C’est un cyclone qui passe sur une île et qui dévaste tout ce que les hommes ont bâti là, c’est une voiture qui fonce dans la foule et fait grandir la mort sur son passage
c’est un chef de peuple dont la parole devient imprécation, soudainement, ou bien encore d’immenses eaux déversées par le ciel qui sur leur passage répandent la terreur. Ou bien toujours la haine et la guerre continuées ça et là, et dont les hommes qui les font perdurer n’ont rien appris du passé, des terreurs inscrites dans la mémoire qui ne résolvent jamais rien. Ou ces grandes assemblées où se retrouvent les puissants de la planète censés trouver une voie commune pour l’humanité, et qui se déchirent aux yeux de tous, propageant encore plus le chaos, offrant au monde le désordre et la violence comme apogée suprême.

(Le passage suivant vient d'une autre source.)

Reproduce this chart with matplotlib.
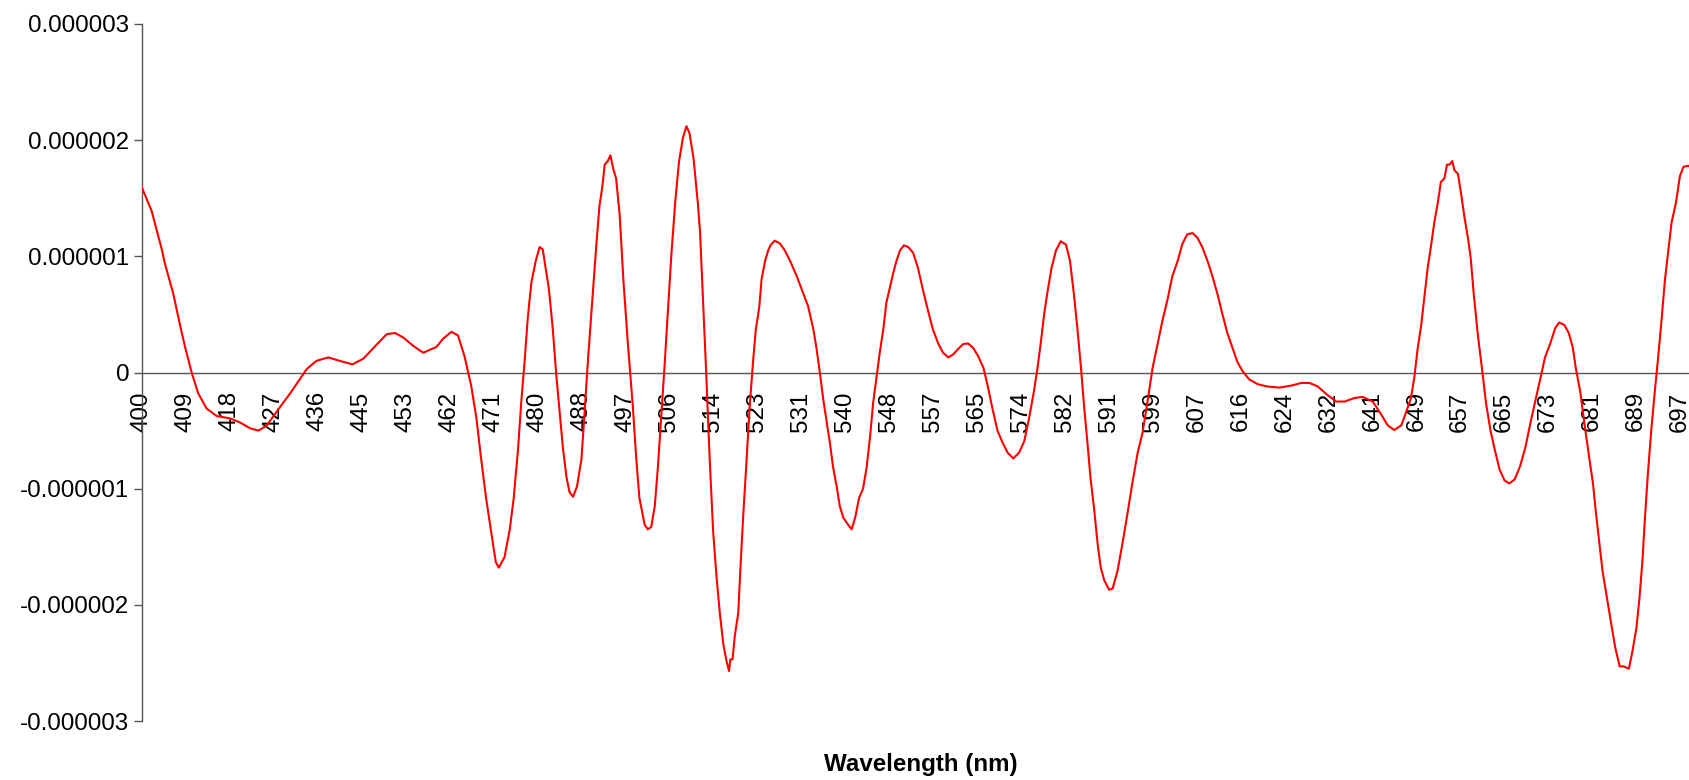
import numpy as np
import matplotlib.pyplot as plt

plt.rcParams['font.family'] = ['Liberation Sans', 'DejaVu Sans']

# category labels shown on the x axis (every label step = one category slot)
wl_labels = [400, 409, 418, 427, 436, 445, 453, 462, 471, 480, 488, 497, 506,
             514, 523, 531, 540, 548, 557, 565, 574, 582, 591, 599, 607, 616,
             624, 632, 641, 649, 657, 665, 673, 681, 689, 697]

# curve: position in label steps, value in 1e-6 units
cat_pos = [0.00, 0.22, 0.45, 0.52, 0.71, 0.87, 0.98, 1.13, 1.28, 1.47,
           1.70, 2.00, 2.23, 2.46, 2.65, 2.83, 3.06, 3.37, 3.75, 3.97,
           4.24, 4.50, 4.79, 5.04, 5.34, 5.57, 5.76, 5.95, 6.17, 6.40,
           6.70, 6.85, 7.04, 7.19, 7.34, 7.49, 7.61, 7.72, 7.83, 7.95,
           8.05, 8.12, 8.25, 8.37, 8.46, 8.56, 8.63, 8.71, 8.78, 8.86,
           8.96, 9.05, 9.12, 9.26, 9.35, 9.43, 9.50, 9.58, 9.66, 9.73,
           9.81, 9.90, 10.00, 10.07, 10.15, 10.25, 10.34, 10.41, 10.48, 10.53,
           10.60, 10.66, 10.72, 10.79, 10.87, 10.96, 11.06, 11.17, 11.25, 11.32,
           11.44, 11.51, 11.59, 11.67, 11.74, 11.82, 11.89, 11.97, 12.05, 12.14,
           12.22, 12.31, 12.39, 12.46, 12.55, 12.65, 12.70, 12.76, 12.84, 12.92,
           13.00, 13.08, 13.15, 13.23, 13.30, 13.36, 13.39, 13.44, 13.49, 13.57,
           13.62, 13.68, 13.76, 13.83, 13.91, 13.97, 14.05, 14.10, 14.18, 14.25,
           14.31, 14.40, 14.52, 14.63, 14.75, 14.90, 15.05, 15.16, 15.28, 15.35,
           15.43, 15.50, 15.58, 15.66, 15.73, 15.81, 15.88, 15.96, 16.07, 16.15,
           16.23, 16.32, 16.41, 16.49, 16.57, 16.64, 16.72, 16.79, 16.87, 16.94,
           17.02, 17.10, 17.17, 17.25, 17.34, 17.44, 17.55, 17.66, 17.78, 17.89,
           18.00, 18.12, 18.23, 18.35, 18.46, 18.58, 18.69, 18.80, 18.92, 19.03,
           19.15, 19.25, 19.36, 19.47, 19.58, 19.70, 19.83, 19.96, 20.08, 20.19,
           20.30, 20.38, 20.46, 20.53, 20.61, 20.70, 20.80, 20.91, 21.03, 21.12,
           21.21, 21.29, 21.37, 21.44, 21.52, 21.59, 21.67, 21.75, 21.82, 21.90,
           22.01, 22.09, 22.20, 22.31, 22.43, 22.54, 22.66, 22.77, 22.88, 23.00,
           23.11, 23.22, 23.34, 23.45, 23.57, 23.68, 23.79, 23.91, 24.02, 24.13,
           24.25, 24.36, 24.48, 24.59, 24.70, 24.82, 24.93, 25.05, 25.20, 25.39,
           25.60, 25.89, 26.19, 26.38, 26.57, 26.76, 26.95, 27.18, 27.37, 27.59,
           27.78, 28.01, 28.20, 28.35, 28.50, 28.66, 28.77, 28.88, 28.96, 29.03,
           29.11, 29.19, 29.26, 29.34, 29.41, 29.49, 29.56, 29.64, 29.70, 29.76,
           29.82, 29.87, 29.95, 30.02, 30.10, 30.18, 30.24, 30.31, 30.40, 30.50,
           30.59, 30.69, 30.79, 30.90, 31.01, 31.12, 31.24, 31.36, 31.48, 31.59,
           31.70, 31.82, 31.93, 32.05, 32.16, 32.25, 32.37, 32.47, 32.56, 32.63,
           32.73, 32.82, 32.92, 33.02, 33.09, 33.17, 33.24, 33.34, 33.44, 33.53,
           33.63, 33.72, 33.84, 33.92, 34.01, 34.08, 34.15, 34.20, 34.27, 34.35,
           34.43, 34.50, 34.58, 34.66, 34.73, 34.81, 34.91, 35.00, 35.08, 35.19,
           35.23]

deriv = [1.59, 1.39, 1.06, 0.94, 0.68, 0.40, 0.22, 0.00, -0.18, -0.31,
         -0.375, -0.395, -0.43, -0.48, -0.50, -0.46, -0.34, -0.18, 0.03, 0.10,
         0.13, 0.10, 0.07, 0.12, 0.24, 0.33, 0.34, 0.30, 0.23, 0.17,
         0.22, 0.29, 0.35, 0.32, 0.14, -0.11, -0.39, -0.75, -1.08, -1.38,
         -1.63, -1.68, -1.59, -1.35, -1.08, -0.65, -0.26, 0.11, 0.47, 0.77,
         0.96, 1.08, 1.06, 0.72, 0.37, -0.03, -0.32, -0.65, -0.90, -1.03,
         -1.07, -0.98, -0.75, -0.36, 0.11, 0.63, 1.10, 1.43, 1.61, 1.79,
         1.82, 1.87, 1.76, 1.67, 1.36, 0.77, 0.24, -0.29, -0.75, -1.08,
         -1.31, -1.35, -1.33, -1.15, -0.82, -0.36, 0.04, 0.53, 1.03, 1.49,
         1.81, 2.02, 2.12, 2.06, 1.85, 1.46, 1.21, 0.70, 0.00, -0.75,
         -1.38, -1.78, -2.07, -2.34, -2.48, -2.57, -2.47, -2.47, -2.27, -2.07,
         -1.68, -1.25, -0.75, -0.29, 0.11, 0.37, 0.57, 0.80, 0.96, 1.05,
         1.10, 1.135, 1.11, 1.05, 0.96, 0.83, 0.68, 0.57, 0.37, 0.21,
         -0.01, -0.22, -0.42, -0.62, -0.82, -0.98, -1.15, -1.25, -1.31, -1.35,
         -1.25, -1.08, -1.00, -0.82, -0.55, -0.26, -0.03, 0.17, 0.37, 0.60,
         0.73, 0.86, 0.96, 1.05, 1.095, 1.08, 1.03, 0.90, 0.70, 0.53,
         0.37, 0.25, 0.17, 0.13, 0.155, 0.205, 0.245, 0.25, 0.21, 0.14,
         0.04, -0.12, -0.32, -0.50, -0.60, -0.69, -0.74, -0.69, -0.59, -0.39,
         -0.16, 0.04, 0.27, 0.50, 0.70, 0.90, 1.05, 1.13, 1.10, 0.96,
         0.67, 0.37, 0.04, -0.29, -0.62, -0.92, -1.18, -1.48, -1.68, -1.79,
         -1.87, -1.86, -1.71, -1.48, -1.21, -0.95, -0.69, -0.52, -0.26, 0.04,
         0.24, 0.44, 0.63, 0.83, 0.96, 1.11, 1.19, 1.20, 1.16, 1.08,
         0.96, 0.83, 0.67, 0.50, 0.34, 0.21, 0.09, 0.01, -0.06, -0.10,
         -0.12, -0.13, -0.11, -0.09, -0.09, -0.12, -0.185, -0.25, -0.25, -0.22,
         -0.21, -0.25, -0.36, -0.455, -0.495, -0.455, -0.34, -0.22, -0.03, 0.20,
         0.40, 0.67, 0.90, 1.10, 1.29, 1.46, 1.64, 1.67, 1.79, 1.79,
         1.82, 1.74, 1.71, 1.54, 1.33, 1.15, 0.98, 0.67, 0.33, 0.02,
         -0.27, -0.50, -0.67, -0.84, -0.93, -0.955, -0.92, -0.81, -0.65, -0.45,
         -0.26, -0.06, 0.13, 0.25, 0.38, 0.43, 0.41, 0.34, 0.22, 0.04,
         -0.16, -0.42, -0.69, -0.95, -1.21, -1.48, -1.71, -1.94, -2.17, -2.37,
         -2.53, -2.53, -2.55, -2.40, -2.20, -1.94, -1.61, -1.28, -0.88, -0.49,
         -0.16, 0.11, 0.44, 0.80, 1.03, 1.29, 1.46, 1.69, 1.77, 1.78,
         1.77]

y_ticks = [-3e-6, -2e-6, -1e-6, 0, 1e-6, 2e-6, 3e-6]
y_ticklabels = ['-0.000003', '-0.000002', '-0.000001', '0',
                '0.000001', '0.000002', '0.000003']

fig = plt.figure(figsize=(16.9, 7.8), dpi=100)
ax = fig.add_axes([142 / 1690, 1 - 721 / 780, 1548 / 1690, 697 / 780])

ax.plot(cat_pos, np.array(deriv) * 1e-6, color='#ff0000', lw=1.5, zorder=3)

ax.set_xlim(0, 35.23)
ax.set_ylim(-3e-6, 3e-6)

axis_col = '#555555'
ax.spines['top'].set_visible(False)
ax.spines['right'].set_visible(False)
ax.spines['bottom'].set_position(('data', 0))
ax.spines['bottom'].set_color(axis_col)
ax.spines['left'].set_color(axis_col)
ax.spines['bottom'].set_linewidth(1.0)
ax.spines['left'].set_linewidth(1.0)

ax.set_yticks(y_ticks)
ax.set_yticklabels(y_ticklabels)
ax.tick_params(axis='y', direction='out', length=6, width=1, color=axis_col,
               labelsize=17.4, pad=3)

ax.set_xticks(range(len(wl_labels)))
ax.set_xticklabels([str(w) for w in wl_labels], rotation=90, va='top', ha='center')
ax.tick_params(axis='x', length=0, labelsize=17.4, pad=13.5)

fig.text(921 / 1690, 1 - 765 / 780, 'Wavelength (nm)', ha='center', va='center',
         fontsize=17.4, fontweight='bold')

fig.savefig('out.png', dpi=100)
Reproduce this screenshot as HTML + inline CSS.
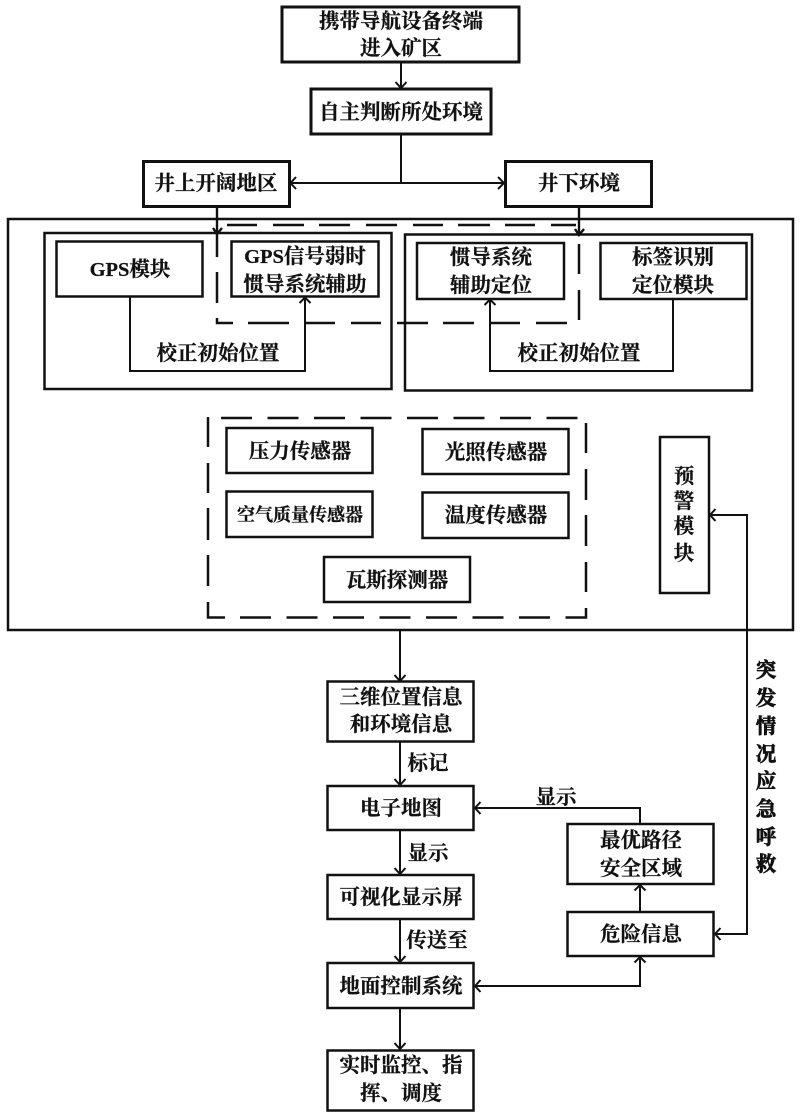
<!DOCTYPE html>
<html><head><meta charset="utf-8">
<style>
html,body{margin:0;padding:0;background:#fff}
svg{display:block}
text{font-family:"Liberation Serif","Noto Serif CJK SC",serif;font-weight:700;font-size:20.5px;fill:#111;stroke:#111;stroke-width:.25;text-anchor:middle}
text.v{stroke-width:.7}
rect{fill:none;stroke:#111}
.b3{stroke-width:3}
.b25{stroke-width:2.5}
path{fill:none;stroke:#111;stroke-width:2}
.a{stroke-width:2.4}
.d{stroke-width:2.5}
</style></head><body>
<svg width="800" height="1120" viewBox="0 0 800 1120" xmlns="http://www.w3.org/2000/svg">
<rect x="0" y="0" width="800" height="1120" style="fill:#fff;stroke:none"/>
<!-- boxes -->
<rect class="b3" x="282" y="7" width="237" height="55"/>
<rect class="b3" x="311" y="89" width="180" height="45"/>
<rect class="b3" x="143.500" y="161.500" width="146" height="45"/>
<rect class="b3" x="505.500" y="161.500" width="146" height="45"/>
<rect class="b25" x="8" y="219" width="785" height="411"/>
<rect class="b25" x="44.500" y="233" width="347" height="156"/>
<rect class="b25" x="405" y="234.500" width="347" height="156"/>
<rect class="b25" x="56.500" y="241.500" width="146" height="55"/>
<rect class="b25" x="231.500" y="241.500" width="147" height="55"/>
<rect class="b25" x="417" y="243" width="147" height="56"/>
<rect class="b25" x="600.500" y="243" width="146" height="56"/>
<!-- dashed upper -->
<path class="d" d="M227 225H257M273 225H304M319 225H350M366 225H397M413 225H443M458 225H490M505 225H535M551 225H576"/>
<path class="d" d="M579 244V274M579 290V320"/>
<path class="d" d="M233 323H217V318M248 323H289M305 323H335M351 323H381M397 323H428M443 323H474M491 323H520M536 323H567"/>
<path class="d" d="M217 303V272M217 257V235"/>
<path d="M217 207V235" class="a"/>
<path d="M579 207V235" class="a"/>
<path d="M213 228L217 234L222 228M575 229L579 235L584 229" class="a"/>
<!-- dashed sensors -->
<path class="d" d="M221 418H252M267.500 418H298.500M314 418H345M360.500 418H391.500M407 418H438M453.500 418H484.500M500 418H531M546.500 418H577.500"/>
<path class="d" d="M586 423V453M586 469V500M586 515V546M586 562V592M586 608V617.500H565.500"/>
<path class="d" d="M550 617.500H519M503.500 617.500H472.500M457 617.500H426M410.500 617.500H379.500M364 617.500H333M317.500 617.500H286.500M271 617.500H240M225 617.500H208V602"/>
<path class="d" d="M208 586V555M208 540V508M208 493V463M208 447V417"/>
<rect class="b25" x="226.500" y="428" width="146" height="45"/>
<rect class="b25" x="422.500" y="429" width="146" height="45"/>
<rect class="b25" x="226.500" y="491.500" width="146" height="45.500"/>
<rect class="b25" x="422.500" y="492.500" width="146" height="45.500"/>
<rect class="b25" x="324" y="557" width="146" height="45"/>
<rect class="b25" x="660" y="437" width="49" height="156"/>
<rect class="b25" x="327.500" y="681.500" width="146" height="60"/>
<rect class="b25" x="327.500" y="786" width="146" height="44"/>
<rect class="b25" x="327.500" y="875" width="146" height="44"/>
<rect class="b25" x="327.500" y="963" width="146" height="45"/>
<rect class="b25" x="327.500" y="1050.500" width="146" height="60"/>
<rect class="b25" x="567.500" y="824" width="146" height="60"/>
<rect class="b25" x="567.500" y="912" width="146" height="44"/>
<!-- connectors -->
<path d="M401 62V88M395.500 82L401 88L406.500 82"/>
<path d="M401 134V183"/>
<path d="M291 183H503M296 177L290.500 183L296 189M498 177L504 183L498 189"/>
<path d="M130 297V371H305V298M299.500 303L305 297.500L310.500 303"/>
<path d="M673 299V371H490V300M484.500 305L490 299.500L495.500 305"/>
<path d="M400 630V681M394.500 675L400 681L405.500 675"/>
<path d="M400 742V785M394.500 779L400 785L405.500 779"/>
<path d="M400 830V874M394.500 868L400 874L405.500 868"/>
<path d="M400 919V962M394.500 956L400 962L405.500 956"/>
<path d="M400 1008V1049M394.500 1043L400 1049L405.500 1043"/>
<path d="M475 808H640V824M480.500 802L475 808L480.500 814"/>
<path d="M640 912V885M634.500 890.500L640 885L645.500 890.500"/>
<path d="M475 986H640V957M480.500 980L475 986L480.500 992M634.500 962.500L640 957L645.500 962.500"/>
<path d="M715 934H747V515H710M720.500 928L715 934L720.500 940M715.500 509L710 515L715.500 521"/>
<!-- text -->
<text x="401" y="28">携带导航设备终端</text>
<text x="401" y="55">进入矿区</text>
<text x="401" y="119">自主判断所处环境</text>
<text x="216" y="190">井上开阔地区</text>
<text x="579" y="190">井下环境</text>
<text x="130" y="276">GPS模块</text>
<text x="305" y="263">GPS信号弱时</text>
<text x="305" y="291">惯导系统辅助</text>
<text x="491" y="264">惯导系统</text>
<text x="491" y="292">辅助定位</text>
<text x="673" y="264">标签识别</text>
<text x="673" y="292">定位模块</text>
<text x="218" y="360">校正初始位置</text>
<text x="579" y="360">校正初始位置</text>
<text x="300" y="458">压力传感器</text>
<text x="496" y="459">光照传感器</text>
<text x="300" y="521" style="font-size:18px">空气质量传感器</text>
<text x="496" y="522">温度传感器</text>
<text x="397" y="587">瓦斯探测器</text>
<text x="684" y="483">预</text><text x="684" y="508">警</text><text x="684" y="533">模</text><text x="684" y="560">块</text>
<text x="401" y="704">三维位置信息</text>
<text x="401" y="731">和环境信息</text>
<text x="428" y="770">标记</text>
<text x="401" y="815">电子地图</text>
<text x="428" y="860">显示</text>
<text x="401" y="904">可视化显示屏</text>
<text x="437" y="947">传送至</text>
<text x="401" y="993">地面控制系统</text>
<text x="401" y="1072">实时监控、指</text>
<text x="401" y="1100">挥、调度</text>
<text x="556" y="804">显示</text>
<text x="641" y="847">最优路径</text>
<text x="641" y="875">安全区域</text>
<text x="641" y="941">危险信息</text>
<text class="v" x="766" y="677">突</text><text class="v" x="766" y="705">发</text><text class="v" x="766" y="733">情</text><text class="v" x="766" y="761">况</text><text class="v" x="766" y="788">应</text><text class="v" x="766" y="816">急</text><text class="v" x="766" y="844">呼</text><text class="v" x="766" y="871">救</text>
</svg>
</body></html>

On pourrait continuer la liste, comme une litanie inversée, insensée. Les images sur les écrans nous appellent, nous poursuivent, elles forment chaque jour une file interminable. Ceux qui les montrent les exploitent habilement, ils font monter au paroxysme l’émotion, ce qui sidère et paralyse, ce qui détourne de l’analyse et du sens. On amplifie chaque image, on fait grandir sa terreur, chaque semaine au moins prend place un événement historique à la face du monde. Qu’on aura tôt fait d’oublier la semaine suivante.
L’artifice de l’intelligence va nous proposer désormais des images qui du fallacieux vont devenir complètement inexactes, sans aucun lien avec le réel, mais dont la puissance émotive sera portée à son extrême. Et la folie mimétique qui fera converger vers elles tous les regards sera d’ampleur plus grande encore, noyant les capacités raisonnables de l’humain dans l’inanité d’un désir sans feu ni lieu, dans une course folle aux idoles friables, sans cesse évanouies, sans cesse résurgentes, couvrant la planète entière de leurs hoquets répétitifs.
La plupart des images se veulent exceptionnelles, attirant les foules à jamais, la plupart s’oublient dans l’instant, quand l’émotion se dissout avec le regard qu’on détourne d’elles, attiré par d’autres, plus exceptionnelles encore, croit-on dans l’incandescence de notre désir.
Rien ne se fait sans les images, tout est représenté. Ce qu’on soumet au regard pourtant pourrait au-delà de l’émotion première interroger le sens, suggérer une voie de réflexion, nimbée de distance, d’humilité face au réel qu’on donne à voir. Prendre le temps, mettre au centre toutes les ambiguïtés des images, décrire leurs ambivalences, adhérer au mouvement du désir avec parcimonie, et le savoir relatif, ce désir, et fugace… Mais le pouvoir et l’argent ont à ce point corrompu les jours de la réalité humaine, qu’on sait bien que c’est l’insensé qui risque d’advenir. Et qu’en ces jours de détresse, on ne peut sans doute qu’agir auprès de soi, doucement, lentement, avec la douleur traversée de l’humanité en soi, intimement.